Intel (NASDAQ:INTC) and JD.com (NASDAQ:JD) are launching a new "lab" for developing new Internet of Things (IoT) technologies for smart retail platforms, including next-generation vending machines, cashierless stores, and advertising experiences. JD claims that the lab will merge JD's big data capabilities with Intel's advanced edge computing technologies to "build a more sophisticated retail ecosystem and enable the wider commercialization of new products and technologies."
This isn't the first time Intel and JD have teamed up. Intel previously merged its RRI edge computing and OpenVINO computer vision technologies with JD's computer vision algorithms to analyze customer traffic and in-store purchasing habits, which helped merchants optimize their shopping experiences for customers.
How JD's growth helps Intel
JD is the largest direct retailer by revenue in China and its second largest e-commerce player after Alibaba (NYSE: BABA). Its GMV (gross merchandise volume), or the value of all goods sold, rose 30.5% annually to 394.8 billion RMB ($57.2 billion) last quarter. Its annual active customer accounts climbed 14.6% to 305.2 million.
Unlike Alibaba, which mainly relies on third-party couriers, JD controls its fulfillment and logistics network end-to-end and is taking steps to increase automation within its network through investments into warehouse and delivery robots. JD is also developing a fleet of delivery drones.
JD is expanding its presence in the brick-and-mortar market with its 7Fresh supermarkets and cashierless stores, which counter Alibaba's Hema stores and its investments in a growing list of brick-and-mortar retailers. Both JD and Alibaba rely heavily on smart retail technologies -- like smart shelves and cashierless checkout solutions -- to reduce operating costs and tether shoppers to their online ecosystems.
Providing IoT chips and software solutions for JD's sprawling ecosystem could significantly strengthen Intel's IoT business, which accounted for just 5% of its revenues last quarter. Intel's IoT revenue rose 8% annually during that quarter, but that paled in comparison to the double-digit growth at its PC, data center, and memory chip units.
Intel's IoT ambitions also suffered other setbacks -- including the shutdown of the New Devices Group, which produced wearable devices like smartwatches, fitness trackers, and smart glasses -- earlier this year.
However, Intel is trying to get the IoT business back on track by partnering with its rival ARM to share common IoT communications standards, and working with Alibaba to launch new AI, IoT, and cloud computing solutions.

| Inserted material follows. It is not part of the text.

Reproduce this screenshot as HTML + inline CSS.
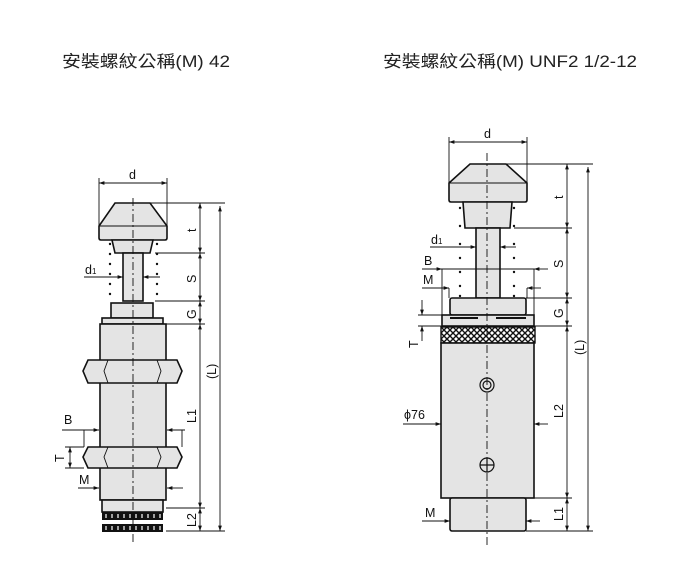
<!DOCTYPE html>
<html><head><meta charset="utf-8"><style>
html,body{margin:0;padding:0;background:#fff;}
svg{display:block;}
.t{font-family:"Liberation Sans","Noto Sans CJK TC",sans-serif;font-size:16.5px;fill:#222;}
.l{font-family:"Liberation Sans",sans-serif;font-size:12.5px;fill:#111;}
.p{fill:#e4e4e4;stroke:#111;stroke-width:1.6;}
.ln{stroke:#111;stroke-width:0.9;fill:none;}
.c{stroke:#111;stroke-width:0.9;stroke-dasharray:8,3,2,3;fill:none;}
</style></head><body>
<svg width="685" height="563" viewBox="0 0 685 563" xmlns="http://www.w3.org/2000/svg">
<defs>
<marker id="a" viewBox="0 0 10 10" refX="10" refY="5" markerWidth="6" markerHeight="6" orient="auto-start-reverse"><path d="M0,1.5L10,5L0,8.5z" fill="#111"/></marker>
<pattern id="k" width="6" height="6" patternUnits="userSpaceOnUse"><rect width="6" height="6" fill="#fff"/><path d="M0,0L6,6M6,0L0,6" stroke="#111" stroke-width="1.4"/></pattern>
</defs>
<text class="t" x="62" y="67" textLength="168" lengthAdjust="spacingAndGlyphs">安裝螺紋公稱(M) 42</text>
<text class="t" x="383" y="67" textLength="254" lengthAdjust="spacingAndGlyphs">安裝螺紋公稱(M) UNF2 1/2-12</text>

<!-- LEFT -->
<g>
<path class="p" d="M115,203H150L167,226V238Q167,240 165,240H101Q99,240 99,238V226Z"/>
<line class="ln" x1="99" y1="226" x2="167" y2="226"/>
<path class="p" d="M112,240H153L150,253H115Z"/>
<rect class="p" x="123" y="253" width="20" height="48"/>
<rect class="p" x="111" y="303" width="42" height="15"/>
<rect class="p" x="102" y="318" width="61" height="6"/>
<rect class="p" x="100" y="324" width="66" height="176"/>
<path class="p" d="M88,360H177L182,371L177,383H88L83,371Z"/>
<path class="ln" d="M108,360L104,371L108,383M157,360L161,371L157,383"/>
<path class="p" d="M88,447H177L182,457L177,468H88L83,457Z"/>
<path class="ln" d="M108,447L104,457L108,468M157,447L161,457L157,468"/>
<rect class="p" x="102" y="500" width="61" height="12"/>
<rect x="102" y="512" width="61" height="8" fill="#111"/>
<rect x="102" y="524" width="61" height="8" fill="#111"/>
<g stroke="#fff" stroke-width="1.2">
<path d="M106,514v4M112,514v4M118,514v4M124,514v4M130,514v4M136,514v4M142,514v4M148,514v4M154,514v4M160,514v4"/>
<path d="M106,526v4M112,526v4M118,526v4M124,526v4M130,526v4M136,526v4M142,526v4M148,526v4M154,526v4M160,526v4"/>
</g>
<g fill="#111">
<circle cx="110" cy="244" r="1.2"/><circle cx="110" cy="254" r="1.2"/><circle cx="110" cy="264" r="1.2"/><circle cx="110" cy="274" r="1.2"/><circle cx="110" cy="284" r="1.2"/><circle cx="110" cy="294" r="1.2"/>
<circle cx="157" cy="244" r="1.2"/><circle cx="157" cy="254" r="1.2"/><circle cx="157" cy="264" r="1.2"/><circle cx="157" cy="274" r="1.2"/><circle cx="157" cy="284" r="1.2"/><circle cx="157" cy="294" r="1.2"/>
</g>
<line class="c" x1="133" y1="198" x2="133" y2="545"/>
<line class="ln" x1="99" y1="178" x2="99" y2="226"/><line class="ln" x1="167" y1="178" x2="167" y2="226"/>
<line class="ln" x1="99" y1="183" x2="167" y2="183" marker-start="url(#a)" marker-end="url(#a)"/>
<text class="l" x="129" y="179">d</text>
<line class="ln" x1="84" y1="277" x2="123" y2="277" marker-end="url(#a)"/>
<line class="ln" x1="160" y1="277" x2="143" y2="277" marker-end="url(#a)"/>
<text class="l" x="85" y="274">d<tspan font-size="8">1</tspan></text>
<line class="ln" x1="62" y1="430" x2="99" y2="430" marker-end="url(#a)"/>
<line class="ln" x1="185" y1="430" x2="167" y2="430" marker-end="url(#a)"/>
<line class="ln" x1="84" y1="430" x2="84" y2="447"/><line class="ln" x1="182" y1="430" x2="182" y2="447"/>
<text class="l" x="64" y="424">B</text>
<line class="ln" x1="65" y1="447" x2="84" y2="447"/><line class="ln" x1="65" y1="468" x2="84" y2="468"/>
<line class="ln" x1="70" y1="447" x2="70" y2="468" marker-start="url(#a)" marker-end="url(#a)"/>
<text class="l" transform="translate(64,462) rotate(-90)">T</text>
<line class="ln" x1="78" y1="488" x2="99" y2="488" marker-end="url(#a)"/>
<line class="ln" x1="183" y1="488" x2="167" y2="488" marker-end="url(#a)"/>
<text class="l" x="79" y="484">M</text>
<g class="ln">
<line x1="150" y1="203" x2="225" y2="203"/>
<line x1="155" y1="253" x2="205" y2="253"/>
<line x1="155" y1="301" x2="205" y2="301"/>
<line x1="166" y1="324" x2="205" y2="324"/>
<line x1="166" y1="508" x2="205" y2="508"/>
<line x1="166" y1="531" x2="225" y2="531"/>
</g>
<line class="ln" x1="200" y1="203" x2="200" y2="253" marker-start="url(#a)" marker-end="url(#a)"/>
<line class="ln" x1="200" y1="253" x2="200" y2="301" marker-start="url(#a)" marker-end="url(#a)"/>
<line class="ln" x1="200" y1="301" x2="200" y2="324" marker-start="url(#a)" marker-end="url(#a)"/>
<line class="ln" x1="200" y1="324" x2="200" y2="508" marker-start="url(#a)" marker-end="url(#a)"/>
<line class="ln" x1="200" y1="508" x2="200" y2="531" marker-start="url(#a)" marker-end="url(#a)"/>
<line class="ln" x1="220" y1="206" x2="220" y2="531" marker-start="url(#a)" marker-end="url(#a)"/>
<text class="l" transform="translate(196,232) rotate(-90)">t</text>
<text class="l" transform="translate(196,283) rotate(-90)">S</text>
<text class="l" transform="translate(196,319) rotate(-90)">G</text>
<text class="l" transform="translate(196,423) rotate(-90)">L1</text>
<text class="l" transform="translate(196,527) rotate(-90)">L2</text>
<text class="l" transform="translate(216,379) rotate(-90)">(L)</text>
</g>

<!-- RIGHT -->
<g>
<path class="p" d="M470,164H506L527,183V200Q527,202 525,202H451Q449,202 449,200V183Z"/>
<line class="ln" x1="449" y1="183" x2="527" y2="183"/>
<path class="p" d="M463,202H512L510,228H465Z"/>
<rect class="p" x="476" y="228" width="24" height="70"/>
<rect class="p" x="450" y="298" width="76" height="17" rx="2"/>
<rect class="p" x="442" y="315" width="92" height="11"/>
<path d="M450,318H478M496,318H526" stroke="#111" stroke-width="2"/>
<rect x="441" y="327" width="94" height="16" fill="url(#k)" stroke="#111" stroke-width="1.4"/>
<rect class="p" x="441" y="343" width="93" height="155"/>
<circle cx="487" cy="385" r="7" fill="none" stroke="#111" stroke-width="1.2"/>
<circle cx="487" cy="385" r="4" fill="none" stroke="#111" stroke-width="1.2"/>
<circle cx="487" cy="465" r="7" fill="none" stroke="#111" stroke-width="1.2"/>
<path d="M480,465H494M487,458V472" stroke="#111" stroke-width="1.2"/>
<rect class="p" x="450" y="498" width="76" height="33" rx="2"/>
<g fill="#111">
<circle cx="460" cy="208" r="1.2"/><circle cx="460" cy="226" r="1.2"/><circle cx="460" cy="244" r="1.2"/><circle cx="460" cy="258" r="1.2"/><circle cx="460" cy="272" r="1.2"/><circle cx="460" cy="286" r="1.2"/><circle cx="460" cy="296" r="1.2"/>
<circle cx="514" cy="208" r="1.2"/><circle cx="514" cy="226" r="1.2"/><circle cx="514" cy="244" r="1.2"/><circle cx="514" cy="258" r="1.2"/><circle cx="514" cy="272" r="1.2"/><circle cx="514" cy="286" r="1.2"/><circle cx="514" cy="296" r="1.2"/>
</g>
<line class="c" x1="487" y1="153" x2="487" y2="545"/>
<line class="ln" x1="449" y1="137" x2="449" y2="183"/><line class="ln" x1="527" y1="137" x2="527" y2="183"/>
<line class="ln" x1="449" y1="142" x2="527" y2="142" marker-start="url(#a)" marker-end="url(#a)"/>
<text class="l" x="484" y="138">d</text>
<line class="ln" x1="430" y1="247" x2="476" y2="247" marker-end="url(#a)"/>
<line class="ln" x1="516" y1="247" x2="500" y2="247" marker-end="url(#a)"/>
<text class="l" x="431" y="244">d<tspan font-size="8">1</tspan></text>
<line class="ln" x1="422" y1="269" x2="442" y2="269" marker-end="url(#a)"/>
<line class="ln" x1="548" y1="269" x2="534" y2="269" marker-end="url(#a)"/>
<line class="ln" x1="442" y1="269" x2="534" y2="269"/>
<line class="ln" x1="442" y1="269" x2="442" y2="315"/><line class="ln" x1="534" y1="269" x2="534" y2="315"/>
<text class="l" x="424" y="265">B</text>
<line class="ln" x1="422" y1="288" x2="449" y2="288" marker-end="url(#a)"/>
<line class="ln" x1="541" y1="288" x2="527" y2="288" marker-end="url(#a)"/>
<line class="ln" x1="449" y1="288" x2="449" y2="298"/><line class="ln" x1="527" y1="288" x2="527" y2="298"/>
<text class="l" x="423" y="284">M</text>
<line class="ln" x1="418" y1="315" x2="442" y2="315"/><line class="ln" x1="418" y1="326" x2="442" y2="326"/>
<line class="ln" x1="422" y1="300" x2="422" y2="315" marker-end="url(#a)"/>
<line class="ln" x1="422" y1="341" x2="422" y2="326" marker-end="url(#a)"/>
<text class="l" transform="translate(418,348) rotate(-90)">T</text>
<line class="ln" x1="403" y1="424" x2="441" y2="424" marker-end="url(#a)"/>
<line class="ln" x1="548" y1="424" x2="534" y2="424" marker-end="url(#a)"/>
<text class="l" x="404" y="419" font-size="13">ϕ76</text>
<line class="ln" x1="422" y1="521" x2="450" y2="521" marker-end="url(#a)"/>
<line class="ln" x1="540" y1="521" x2="526" y2="521" marker-end="url(#a)"/>
<text class="l" x="425" y="517">M</text>
<g class="ln">
<line x1="506" y1="164" x2="593" y2="164"/>
<line x1="514" y1="228" x2="572" y2="228"/>
<line x1="526" y1="298" x2="572" y2="298"/>
<line x1="534" y1="326" x2="572" y2="326"/>
<line x1="534" y1="498" x2="572" y2="498"/>
<line x1="526" y1="531" x2="593" y2="531"/>
</g>
<line class="ln" x1="567" y1="164" x2="567" y2="228" marker-start="url(#a)" marker-end="url(#a)"/>
<line class="ln" x1="567" y1="228" x2="567" y2="298" marker-start="url(#a)" marker-end="url(#a)"/>
<line class="ln" x1="567" y1="298" x2="567" y2="326" marker-start="url(#a)" marker-end="url(#a)"/>
<line class="ln" x1="567" y1="326" x2="567" y2="498" marker-start="url(#a)" marker-end="url(#a)"/>
<line class="ln" x1="567" y1="498" x2="567" y2="531" marker-start="url(#a)" marker-end="url(#a)"/>
<line class="ln" x1="588" y1="167" x2="588" y2="531" marker-start="url(#a)" marker-end="url(#a)"/>
<text class="l" transform="translate(563,199) rotate(-90)">t</text>
<text class="l" transform="translate(563,268) rotate(-90)">S</text>
<text class="l" transform="translate(563,318) rotate(-90)">G</text>
<text class="l" transform="translate(563,418) rotate(-90)">L2</text>
<text class="l" transform="translate(563,521) rotate(-90)">L1</text>
<text class="l" transform="translate(584,355) rotate(-90)">(L)</text>
</g>
</svg>
</body></html>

Those moves, along with its new partnership with JD, could simultaneously strengthen Intel's IoT and data center businesses.
How Intel's partnership helps JD
Purchasing bundles of IoT chips, computer vision solutions, and edge computing services from Intel should be a more cost-effective solution than acquiring those technologies separately. Tethering all those chips and services together would keep JD's brick-and-mortar stores, warehouse robots, drones, and other machines on the same page. That could help JD keep its rising operating expenses -- which constantly throttled its earnings growth in recent quarters -- under control.
Intel's partnership with JD could also be considered a vote of confidence for the company, which saw its stock battered amid an unsettled rape allegation against founder and CEO Richard Liu. Escalating trade tensions between the US and China exacerbated that pain.
Prior to the allegation, JD secured major investments from Walmart and Alphabet's Google. Some investors feared that JD would struggle to secure new partnerships until the allegations were settled, but Intel's tightening bond with JD allays some of those concerns.
But will it move the needle for either company?
Intel and JD's partnership is a win-win deal for both companies, but it won't solve either company's most pressing issues. Intel still faces a chip shortage which is hurting its core PC chip business, and JD still faces a murky outlook, with decelerating growth and unanswered questions about its CEO.